◆ **Work instructions**: All of the data that follows should be retyped exactly, please, except the pictures.

◆ **Collected material**:
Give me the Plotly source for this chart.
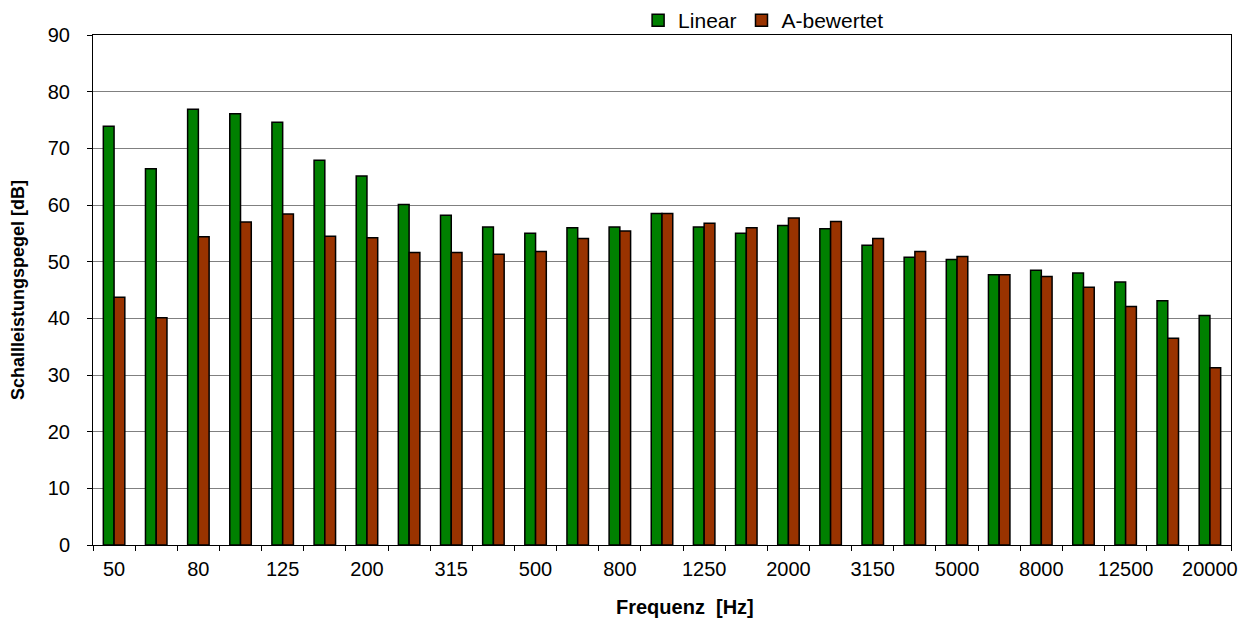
import plotly.graph_objects as go

# Third-octave band centre frequencies (Hz)
frequencies = ["50", "63", "80", "100", "125", "160", "200", "250", "315", "400",
               "500", "630", "800", "1000", "1250", "1600", "2000", "2500", "3150",
               "4000", "5000", "6300", "8000", "10000", "12500", "16000", "20000"]

# Sound power level, linear (dB)
linear = [73.9, 66.4, 76.9, 76.1, 74.6, 67.9, 65.1, 60.1, 58.2, 56.1,
          55.0, 56.0, 56.1, 58.5, 56.1, 55.0, 56.4, 55.8, 52.9,
          50.8, 50.4, 47.7, 48.5, 48.0, 46.4, 43.1, 40.5]

# Sound power level, A-weighted (dB)
a_weighted = [43.7, 40.1, 54.4, 57.0, 58.4, 54.5, 54.2, 51.6, 51.6, 51.3,
              51.8, 54.1, 55.4, 58.5, 56.8, 56.0, 57.7, 57.1, 54.1,
              51.8, 50.9, 47.7, 47.4, 45.5, 42.1, 36.5, 31.3]

# Tick labels shown on the x axis
shown_labels = ["50", "80", "125", "200", "315", "500", "800", "1250",
                "2000", "3150", "5000", "8000", "12500", "20000"]

tick_text = [f if f in shown_labels else "" for f in frequencies]

FONT = "Liberation Sans, Arial, sans-serif"

fig = go.Figure()
fig.add_trace(go.Bar(
    x=frequencies, y=linear, name="Linear",
    marker=dict(color="#008000", line=dict(color="black", width=1.5)),
))
fig.add_trace(go.Bar(
    x=frequencies, y=a_weighted, name="A-bewertet",
    marker=dict(color="#993300", line=dict(color="black", width=1.5)),
))

fig.update_layout(
    width=1239, height=610,
    margin=dict(l=85, r=16, t=27, b=73, autoexpand=False),
    paper_bgcolor="white", plot_bgcolor="white",
    font=dict(family=FONT, size=20, color="black"),
    barmode="group", bargap=0.49, bargroupgap=0,
    showlegend=True,
    legend=dict(orientation="h", x=0.479, xanchor="left", y=1.0284, yanchor="middle",
                font=dict(size=21), bgcolor="rgba(0,0,0,0)", itemwidth=30,
                borderwidth=0, traceorder="normal"),
    annotations=[dict(text="<b>Frequenz\u00a0\u00a0[Hz]</b>", xref="paper", yref="paper",
                      x=0.52, y=-0.122, xanchor="center", yanchor="middle",
                      showarrow=False, font=dict(size=20, family=FONT))],
)

fig.update_xaxes(
    type="category",
    tickmode="array", tickvals=frequencies, ticktext=tick_text, tickangle=0,
    tickson="boundaries", ticks="outside", ticklen=5, tickcolor="black", tickwidth=1,
    showline=True, linecolor="black", linewidth=1, mirror=True,
    showgrid=False, automargin=False, ticklabelstandoff=6,
)
fig.update_yaxes(
    range=[0, 90], dtick=10, tick0=0,
    ticks="outside", ticklen=5, tickcolor="black", tickwidth=1,
    showline=True, linecolor="black", linewidth=1, mirror=True,
    showgrid=True, gridcolor="#808080", gridwidth=1,
    zeroline=False, automargin=False, ticklabelstandoff=13,
    title=dict(text="Schallleistungspegel [dB]", font=dict(size=18, family=FONT, weight="bold"), standoff=19),
)

fig.write_html("out.html")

◆ **Result of the task**:
Give me the Plotly source for this chart.
import plotly.graph_objects as go

# Third-octave band centre frequencies (Hz)
frequencies = ["50", "63", "80", "100", "125", "160", "200", "250", "315", "400",
               "500", "630", "800", "1000", "1250", "1600", "2000", "2500", "3150",
               "4000", "5000", "6300", "8000", "10000", "12500", "16000", "20000"]

# Sound power level, linear (dB)
linear = [73.9, 66.4, 76.9, 76.1, 74.6, 67.9, 65.1, 60.1, 58.2, 56.1,
          55.0, 56.0, 56.1, 58.5, 56.1, 55.0, 56.4, 55.8, 52.9,
          50.8, 50.4, 47.7, 48.5, 48.0, 46.4, 43.1, 40.5]

# Sound power level, A-weighted (dB)
a_weighted = [43.7, 40.1, 54.4, 57.0, 58.4, 54.5, 54.2, 51.6, 51.6, 51.3,
              51.8, 54.1, 55.4, 58.5, 56.8, 56.0, 57.7, 57.1, 54.1,
              51.8, 50.9, 47.7, 47.4, 45.5, 42.1, 36.5, 31.3]

# Tick labels shown on the x axis
shown_labels = ["50", "80", "125", "200", "315", "500", "800", "1250",
                "2000", "3150", "5000", "8000", "12500", "20000"]

tick_text = [f if f in shown_labels else "" for f in frequencies]

FONT = "Liberation Sans, Arial, sans-serif"

fig = go.Figure()
fig.add_trace(go.Bar(
    x=frequencies, y=linear, name="Linear",
    marker=dict(color="#008000", line=dict(color="black", width=1.5)),
))
fig.add_trace(go.Bar(
    x=frequencies, y=a_weighted, name="A-bewertet",
    marker=dict(color="#993300", line=dict(color="black", width=1.5)),
))

fig.update_layout(
    width=1239, height=610,
    margin=dict(l=85, r=16, t=27, b=73, autoexpand=False),
    paper_bgcolor="white", plot_bgcolor="white",
    font=dict(family=FONT, size=20, color="black"),
    barmode="group", bargap=0.49, bargroupgap=0,
    showlegend=True,
    legend=dict(orientation="h", x=0.479, xanchor="left", y=1.0284, yanchor="middle",
                font=dict(size=21), bgcolor="rgba(0,0,0,0)", itemwidth=30,
                borderwidth=0, traceorder="normal"),
    annotations=[dict(text="<b>Frequenz\u00a0\u00a0[Hz]</b>", xref="paper", yref="paper",
                      x=0.52, y=-0.122, xanchor="center", yanchor="middle",
                      showarrow=False, font=dict(size=20, family=FONT))],
)

fig.update_xaxes(
    type="category",
    tickmode="array", tickvals=frequencies, ticktext=tick_text, tickangle=0,
    tickson="boundaries", ticks="outside", ticklen=5, tickcolor="black", tickwidth=1,
    showline=True, linecolor="black", linewidth=1, mirror=True,
    showgrid=False, automargin=False, ticklabelstandoff=6,
)
fig.update_yaxes(
    range=[0, 90], dtick=10, tick0=0,
    ticks="outside", ticklen=5, tickcolor="black", tickwidth=1,
    showline=True, linecolor="black", linewidth=1, mirror=True,
    showgrid=True, gridcolor="#808080", gridwidth=1,
    zeroline=False, automargin=False, ticklabelstandoff=13,
    title=dict(text="Schallleistungspegel [dB]", font=dict(size=18, family=FONT, weight="bold"), standoff=19),
)

fig.write_html("out.html")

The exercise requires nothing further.